National park in Mexico

Volcán Nevado de Colima National Park is a national park in western Mexico. It protects the upper slopes of two volcanic mountains, Volcán de Colima and Nevado de Colima, in the states of Jalisco and Colima.

==Geography==
The park covers an area of 65.55 km^{2}, and covers the upper slopes of two adjacent volcanic mountains, Nevado de Colima (4330 m) and Volcán de Colima (3958 m), also known as Volcán de Fuego. The park boundary follows the 3200-meter contour. Nevado de Colima is older and inactive. Volcán de Fuego is Mexico's most active volcano.

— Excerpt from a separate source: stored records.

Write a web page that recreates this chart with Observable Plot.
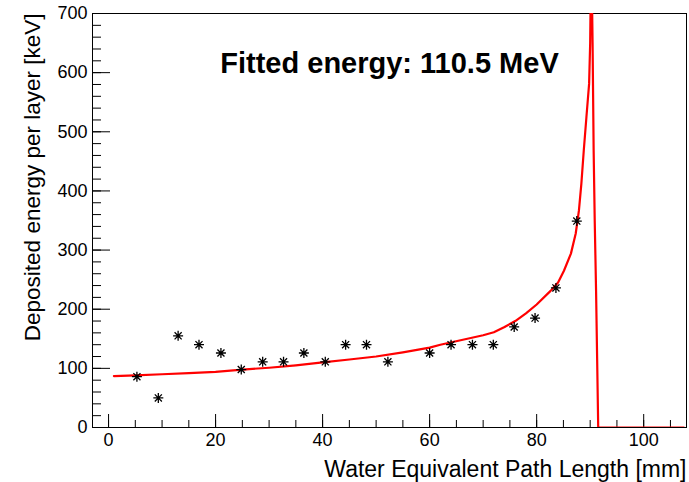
<!DOCTYPE html>
<html>
<head>
<meta charset="utf-8">
<script src="https://cdn.jsdelivr.net/npm/d3@7"></script>
<script src="https://cdn.jsdelivr.net/npm/@observablehq/plot@0.6"></script>
<style>
  html, body { margin: 0; padding: 0; background: #fff; }
</style>
</head>
<body>
<div id="chart"></div>
<script>
// Measured points (asterisks)
const pathLength = [5.3, 9.3, 13.0, 16.9, 21.0, 24.8, 28.8, 32.7, 36.5, 40.5, 44.3, 48.2, 52.2, 60.0, 64.0, 68.0, 71.9, 75.8, 79.7, 83.6, 87.5];
const depositedEnergy = [86, 50, 155, 140, 126, 98, 111, 111, 126, 111, 140, 140, 111, 126, 140, 140, 140, 170, 185, 236, 349];

// Fitted Bragg curve
const fitX = [1, 5, 10, 15, 20, 25, 30, 35, 40, 45, 50, 55, 60, 62, 66, 70, 72, 74, 76, 78, 80, 82.6, 84, 85.1, 86.4, 87.3, 87.9, 88.35, 88.8, 89.3, 89.8, 90.0, 90.2, 90.45, 90.65, 90.85, 91.1, 91.3, 91.5, 107.5];
const fitY = [87, 88, 90, 92, 94, 98, 101, 105, 110, 115, 120, 127, 135, 140, 148, 156, 161, 170, 180, 193, 208, 231, 245, 265, 294, 328, 367, 412, 468, 525, 581, 650, 820, 650, 468, 350, 232, 117, 0, 0];

// Ticks
const xMajor = [0, 20, 40, 60, 80, 100];
const xMinor = d3.range(0, 106, 5);
const yMajor = [0, 100, 200, 300, 400, 500, 600, 700];
const yMinor = d3.range(0, 701, 20);

const titleText = "Fitted energy: 110.5 MeV";
const xLabel = "Water Equivalent Path Length [mm]";
const yLabel = "Deposited energy per layer [keV]";

const points = pathLength.map((x, i) => ({x, y: depositedEnergy[i]}));
const fit = fitX.map((x, i) => ({x, y: fitY[i]}));

const asterisk = {
  draw(ctx, size) {
    const r = Math.sqrt(size / Math.PI);
    const d = r * Math.SQRT1_2;
    ctx.moveTo(-r, 0); ctx.lineTo(r, 0);
    ctx.moveTo(0, -r); ctx.lineTo(0, r);
    ctx.moveTo(-d, -d); ctx.lineTo(d, d);
    ctx.moveTo(-d, d); ctx.lineTo(d, -d);
  }
};

const font = "'Liberation Sans', Arial, Helvetica, sans-serif";

const chart = Plot.plot({
  width: 689,
  height: 482,
  marginLeft: 92,
  marginRight: 3,
  marginTop: 13,
  marginBottom: 55,
  style: {fontFamily: font, fontSize: "18px", background: "#fff", color: "#000"},
  x: {domain: [-3, 108]},
  y: {domain: [0, 700]},
  marks: [
    Plot.frame({stroke: "#000", strokeWidth: 1}),
    // inward ticks
    Plot.axisX(xMinor, {anchor: "bottom", tickSize: -7, fill: "none", label: null}),
    Plot.axisX(xMajor, {anchor: "bottom", tickSize: -13, fill: "none", label: null}),
    Plot.axisY(yMinor, {anchor: "left", tickSize: -9, fill: "none", label: null}),
    Plot.axisY(yMajor, {anchor: "left", tickSize: -18, fill: "none", label: null}),
    // tick labels
    Plot.axisX(xMajor, {anchor: "bottom", tickSize: 0, tickPadding: 6, fontSize: 18, label: null}),
    Plot.axisY(yMajor, {anchor: "left", tickSize: 0, tickPadding: 5, fontSize: 18, label: null}),
    // fit curve
    Plot.line(fit, {x: "x", y: "y", stroke: "#ff0000", strokeWidth: 2.2, clip: true}),
    // data points
    Plot.dot(points, {x: "x", y: "y", symbol: asterisk, r: 5, stroke: "#000", strokeWidth: 1.3, fill: "none"}),
    // texts
    Plot.text([titleText], {text: d => d, frameAnchor: "top", lineAnchor: "middle", dy: 50, fontSize: 29, fontWeight: "bold"}),
    Plot.text([xLabel], {text: d => d, frameAnchor: "bottom-right", textAnchor: "end", lineAnchor: "bottom", dy: 49, fontSize: 23}),
    Plot.text([yLabel], {text: d => d, frameAnchor: "top-left", textAnchor: "end", lineAnchor: "middle", rotate: -90, dx: -60, fontSize: 22.5})
  ]
});
document.getElementById("chart").appendChild(chart);
</script>
</body>
</html>
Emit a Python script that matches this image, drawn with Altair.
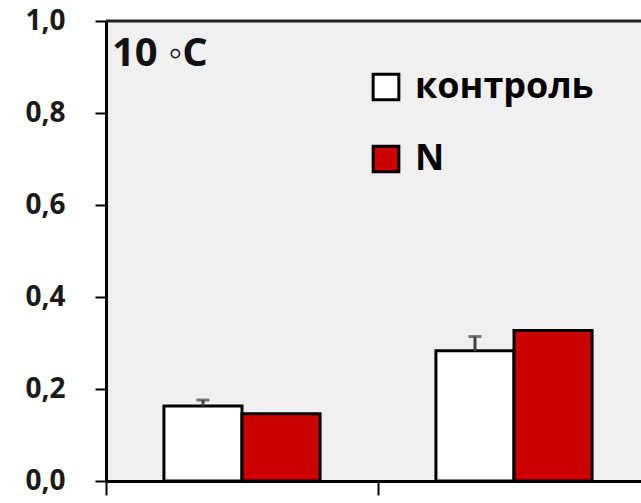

The park adjoins El Jabalí Flora and Fauna Protection Area on the southwest. Bosque Mesófilo Nevado de Colima State Park in Jalisco is composed of four separate enclaves which adjoin the national park on the east and west flanks of the two peaks.

==Flora and fauna==
Plant communities include high-elevation pine forests, and subalpine grassland, called zacatonal, at the highest elevations.

Native mammals include white-tailed deer (Odocoileus virginianus), puma (Puma concolor), coyote (Canis latrans), and collared peccary (Pecari tajacu).

102 species of birds have been recorded in the park, including the long-tailed wood partridge (Dendrortyx macroura), white-striped woodcreeper (Lepidocolaptes leucogaster), russet nightingale-thrush (Catharus occidentalis), brown-backed solitaire (Myadestes occidentalis), gray silky-flycatcher (Ptiliogonys cinereus), chestnut-sided shrike-vireo (Vireolanius melitophrys), golden-browed warbler (Basileuterus belli), red warbler (Cardellina rubra), crescent-chested warbler (Oreothlypis superciliosa), rufous-capped brushfinch (Atlapetes pileatus), green-striped brushfinch (Arremon virenticeps), and collared towhee (Pipilo ocai).